# [Records with drawing code]
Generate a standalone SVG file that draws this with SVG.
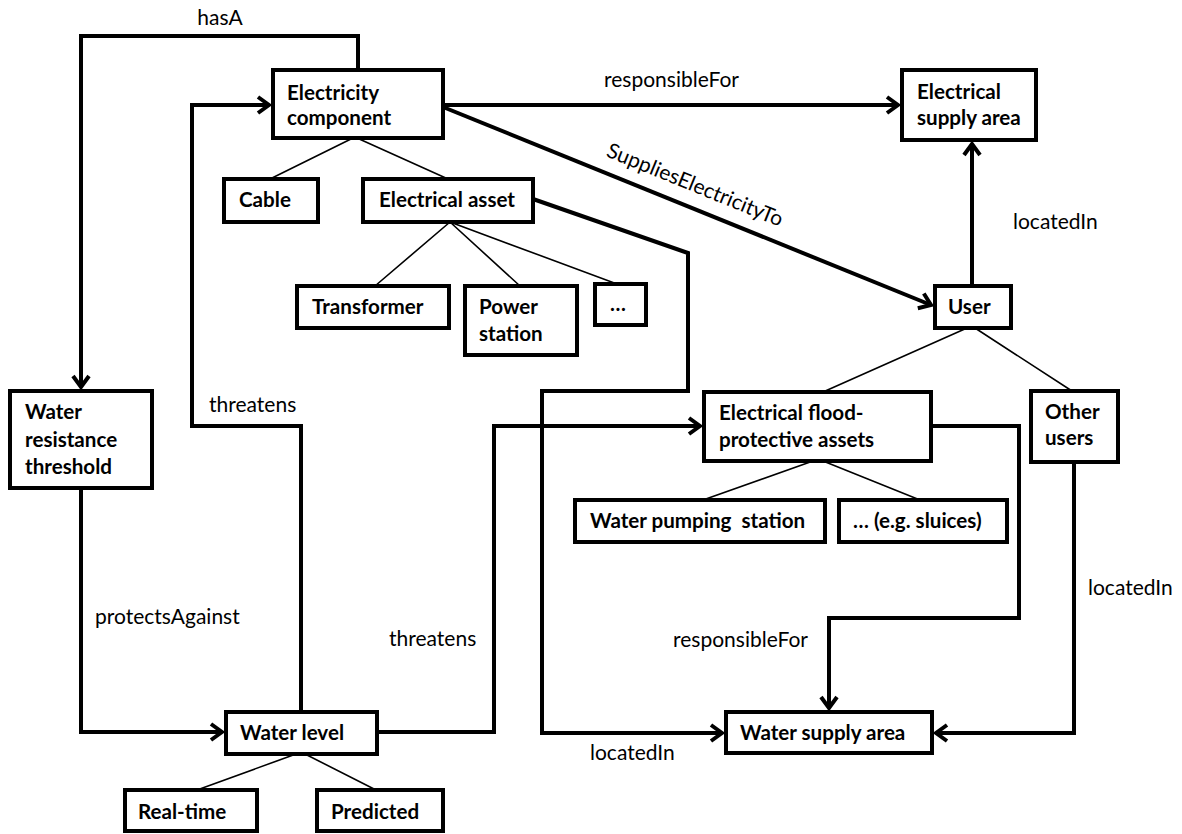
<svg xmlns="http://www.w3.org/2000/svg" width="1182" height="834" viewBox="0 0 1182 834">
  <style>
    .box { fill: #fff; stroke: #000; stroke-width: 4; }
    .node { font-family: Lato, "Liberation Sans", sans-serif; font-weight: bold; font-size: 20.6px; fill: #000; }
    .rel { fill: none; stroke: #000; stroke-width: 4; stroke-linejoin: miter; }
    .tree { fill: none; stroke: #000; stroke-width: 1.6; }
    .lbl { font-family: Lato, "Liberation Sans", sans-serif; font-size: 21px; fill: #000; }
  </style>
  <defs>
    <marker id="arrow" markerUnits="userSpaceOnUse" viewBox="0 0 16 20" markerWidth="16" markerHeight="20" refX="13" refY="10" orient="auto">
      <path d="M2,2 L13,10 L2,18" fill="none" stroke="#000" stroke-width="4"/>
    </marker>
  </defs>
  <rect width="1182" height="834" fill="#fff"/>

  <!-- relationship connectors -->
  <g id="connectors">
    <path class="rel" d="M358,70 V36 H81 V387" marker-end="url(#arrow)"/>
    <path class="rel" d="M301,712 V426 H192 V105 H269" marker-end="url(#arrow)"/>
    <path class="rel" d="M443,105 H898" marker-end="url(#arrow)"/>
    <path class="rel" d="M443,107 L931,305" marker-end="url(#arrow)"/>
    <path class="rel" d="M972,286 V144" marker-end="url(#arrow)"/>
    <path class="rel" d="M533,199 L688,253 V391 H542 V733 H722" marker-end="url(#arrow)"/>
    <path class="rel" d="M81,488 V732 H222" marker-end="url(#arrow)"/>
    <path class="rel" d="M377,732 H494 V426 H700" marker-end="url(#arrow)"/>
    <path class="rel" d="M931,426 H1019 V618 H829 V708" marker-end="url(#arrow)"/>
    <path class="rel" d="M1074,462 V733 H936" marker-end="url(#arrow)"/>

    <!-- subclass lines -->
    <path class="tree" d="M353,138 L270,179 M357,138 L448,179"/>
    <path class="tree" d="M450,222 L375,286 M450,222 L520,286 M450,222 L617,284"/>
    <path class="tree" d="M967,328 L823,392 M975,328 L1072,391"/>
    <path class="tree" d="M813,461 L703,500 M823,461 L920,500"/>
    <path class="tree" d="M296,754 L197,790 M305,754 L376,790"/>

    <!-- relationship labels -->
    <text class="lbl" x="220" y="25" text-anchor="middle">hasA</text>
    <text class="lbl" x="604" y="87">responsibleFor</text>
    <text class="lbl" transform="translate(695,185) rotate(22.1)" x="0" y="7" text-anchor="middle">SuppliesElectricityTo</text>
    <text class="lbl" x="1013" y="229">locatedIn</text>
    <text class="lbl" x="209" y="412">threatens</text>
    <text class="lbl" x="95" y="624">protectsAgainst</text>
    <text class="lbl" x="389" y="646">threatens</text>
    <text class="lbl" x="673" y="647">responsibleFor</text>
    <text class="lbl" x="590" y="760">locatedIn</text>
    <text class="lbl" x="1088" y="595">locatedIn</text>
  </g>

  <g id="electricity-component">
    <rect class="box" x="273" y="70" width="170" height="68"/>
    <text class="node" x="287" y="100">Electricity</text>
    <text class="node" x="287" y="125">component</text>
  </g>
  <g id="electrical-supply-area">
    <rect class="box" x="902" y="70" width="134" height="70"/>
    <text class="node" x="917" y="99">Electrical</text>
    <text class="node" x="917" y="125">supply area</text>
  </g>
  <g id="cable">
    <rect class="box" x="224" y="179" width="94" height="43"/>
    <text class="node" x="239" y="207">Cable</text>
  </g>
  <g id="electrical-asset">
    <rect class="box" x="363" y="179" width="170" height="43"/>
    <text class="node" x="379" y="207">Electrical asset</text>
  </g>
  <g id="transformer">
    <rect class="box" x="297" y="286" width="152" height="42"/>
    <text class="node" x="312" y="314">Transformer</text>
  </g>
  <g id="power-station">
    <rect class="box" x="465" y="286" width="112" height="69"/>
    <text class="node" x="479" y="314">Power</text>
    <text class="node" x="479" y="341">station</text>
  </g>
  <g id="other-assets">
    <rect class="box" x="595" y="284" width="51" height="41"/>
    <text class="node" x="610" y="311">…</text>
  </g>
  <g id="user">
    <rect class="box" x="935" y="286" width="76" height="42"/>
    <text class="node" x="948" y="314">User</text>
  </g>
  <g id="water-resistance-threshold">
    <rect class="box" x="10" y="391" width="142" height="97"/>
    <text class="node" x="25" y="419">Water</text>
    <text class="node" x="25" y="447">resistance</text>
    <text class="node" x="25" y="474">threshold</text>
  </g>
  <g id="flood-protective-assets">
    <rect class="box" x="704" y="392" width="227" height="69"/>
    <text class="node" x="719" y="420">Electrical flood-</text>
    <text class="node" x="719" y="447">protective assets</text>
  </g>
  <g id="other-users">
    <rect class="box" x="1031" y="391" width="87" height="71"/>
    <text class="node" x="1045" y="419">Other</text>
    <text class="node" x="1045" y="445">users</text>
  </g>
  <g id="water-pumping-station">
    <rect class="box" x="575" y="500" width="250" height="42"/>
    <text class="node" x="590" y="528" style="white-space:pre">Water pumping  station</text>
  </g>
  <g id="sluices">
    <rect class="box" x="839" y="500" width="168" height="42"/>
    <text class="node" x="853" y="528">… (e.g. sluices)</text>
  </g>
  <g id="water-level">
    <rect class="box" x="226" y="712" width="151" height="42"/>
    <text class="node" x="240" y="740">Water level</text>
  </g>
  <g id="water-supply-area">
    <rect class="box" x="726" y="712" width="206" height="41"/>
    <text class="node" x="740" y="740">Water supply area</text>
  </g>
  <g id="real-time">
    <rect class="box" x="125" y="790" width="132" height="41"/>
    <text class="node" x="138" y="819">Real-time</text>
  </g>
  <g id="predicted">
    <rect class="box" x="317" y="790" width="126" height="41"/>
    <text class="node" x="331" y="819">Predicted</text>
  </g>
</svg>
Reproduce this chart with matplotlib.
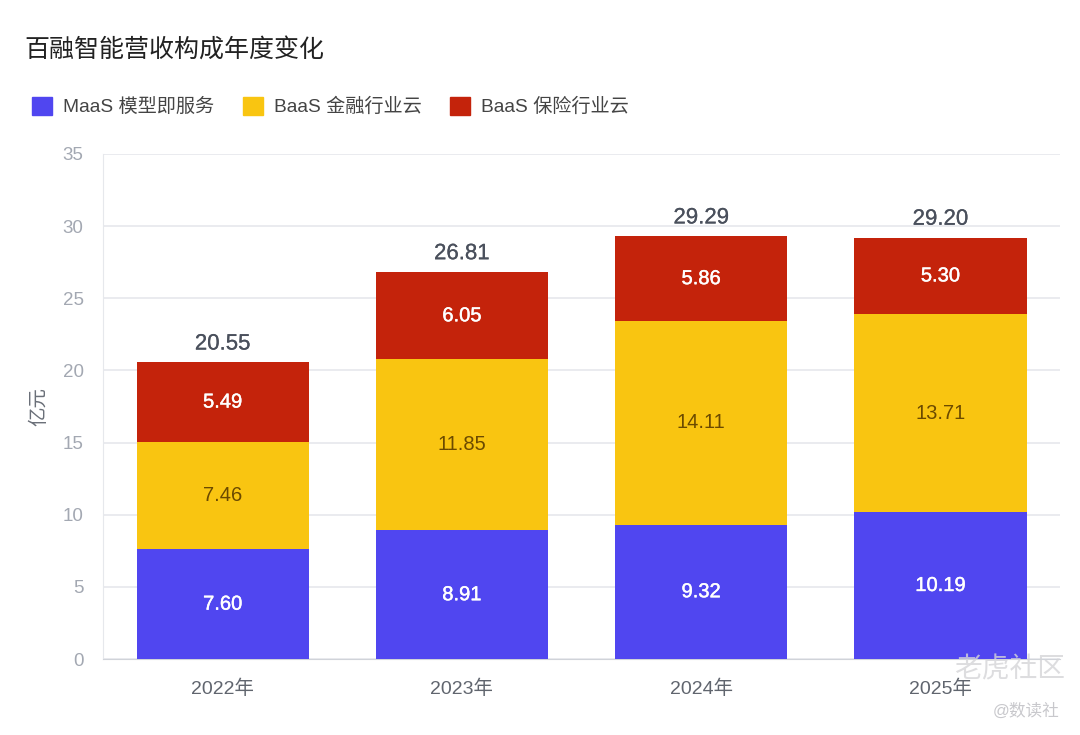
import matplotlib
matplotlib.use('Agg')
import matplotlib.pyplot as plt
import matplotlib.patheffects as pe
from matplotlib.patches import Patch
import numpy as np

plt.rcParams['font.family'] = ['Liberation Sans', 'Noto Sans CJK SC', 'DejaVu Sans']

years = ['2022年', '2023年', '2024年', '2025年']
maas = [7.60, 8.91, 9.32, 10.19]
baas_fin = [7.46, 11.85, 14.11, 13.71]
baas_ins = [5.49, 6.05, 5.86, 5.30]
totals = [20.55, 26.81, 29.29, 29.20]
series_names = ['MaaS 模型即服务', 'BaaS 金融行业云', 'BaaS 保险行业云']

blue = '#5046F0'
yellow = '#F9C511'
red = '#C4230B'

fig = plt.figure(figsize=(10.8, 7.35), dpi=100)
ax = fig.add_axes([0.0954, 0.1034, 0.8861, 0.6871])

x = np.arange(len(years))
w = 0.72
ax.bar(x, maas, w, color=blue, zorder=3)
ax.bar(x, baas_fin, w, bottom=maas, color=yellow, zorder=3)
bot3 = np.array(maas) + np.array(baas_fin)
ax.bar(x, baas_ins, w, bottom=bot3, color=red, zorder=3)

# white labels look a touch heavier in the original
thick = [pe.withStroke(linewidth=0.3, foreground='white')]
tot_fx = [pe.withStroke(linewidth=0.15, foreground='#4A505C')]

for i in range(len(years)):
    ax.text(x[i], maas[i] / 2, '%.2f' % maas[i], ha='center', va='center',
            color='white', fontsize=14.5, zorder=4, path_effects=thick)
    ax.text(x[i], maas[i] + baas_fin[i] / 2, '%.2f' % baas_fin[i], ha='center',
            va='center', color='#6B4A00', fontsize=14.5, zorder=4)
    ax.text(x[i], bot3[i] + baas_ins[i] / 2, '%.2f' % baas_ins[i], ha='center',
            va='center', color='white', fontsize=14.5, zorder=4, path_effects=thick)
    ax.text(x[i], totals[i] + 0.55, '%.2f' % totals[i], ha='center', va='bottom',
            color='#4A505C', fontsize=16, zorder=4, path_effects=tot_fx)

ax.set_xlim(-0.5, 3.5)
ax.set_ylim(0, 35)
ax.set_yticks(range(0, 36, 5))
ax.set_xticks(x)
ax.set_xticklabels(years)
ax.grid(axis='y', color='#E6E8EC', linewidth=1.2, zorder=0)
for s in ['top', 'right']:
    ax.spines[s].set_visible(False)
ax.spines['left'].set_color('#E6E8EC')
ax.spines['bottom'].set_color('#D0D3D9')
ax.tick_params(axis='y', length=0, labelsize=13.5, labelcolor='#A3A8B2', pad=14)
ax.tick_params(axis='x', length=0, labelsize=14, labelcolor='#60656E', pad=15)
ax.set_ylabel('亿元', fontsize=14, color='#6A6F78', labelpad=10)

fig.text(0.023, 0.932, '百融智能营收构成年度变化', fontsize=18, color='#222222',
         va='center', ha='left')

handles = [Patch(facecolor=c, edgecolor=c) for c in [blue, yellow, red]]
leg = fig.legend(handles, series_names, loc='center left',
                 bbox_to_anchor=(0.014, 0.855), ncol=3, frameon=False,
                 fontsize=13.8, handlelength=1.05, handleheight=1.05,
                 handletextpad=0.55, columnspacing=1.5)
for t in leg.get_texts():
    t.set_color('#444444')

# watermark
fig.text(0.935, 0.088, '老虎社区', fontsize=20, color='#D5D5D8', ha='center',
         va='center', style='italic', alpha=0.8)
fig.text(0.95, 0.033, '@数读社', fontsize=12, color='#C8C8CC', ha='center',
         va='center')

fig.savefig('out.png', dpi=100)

# [Your instructions]
In the listing above, find the line with "Reproduce this chart with matplotlib." and the line with "plt.rcParams['font.family'] = ['Liberation". Copy both of them and every line between, exactly, but not the pictures.

# [Finished exercise]
Reproduce this chart with matplotlib.
import matplotlib
matplotlib.use('Agg')
import matplotlib.pyplot as plt
import matplotlib.patheffects as pe
from matplotlib.patches import Patch
import numpy as np

plt.rcParams['font.family'] = ['Liberation Sans', 'Noto Sans CJK SC', 'DejaVu Sans']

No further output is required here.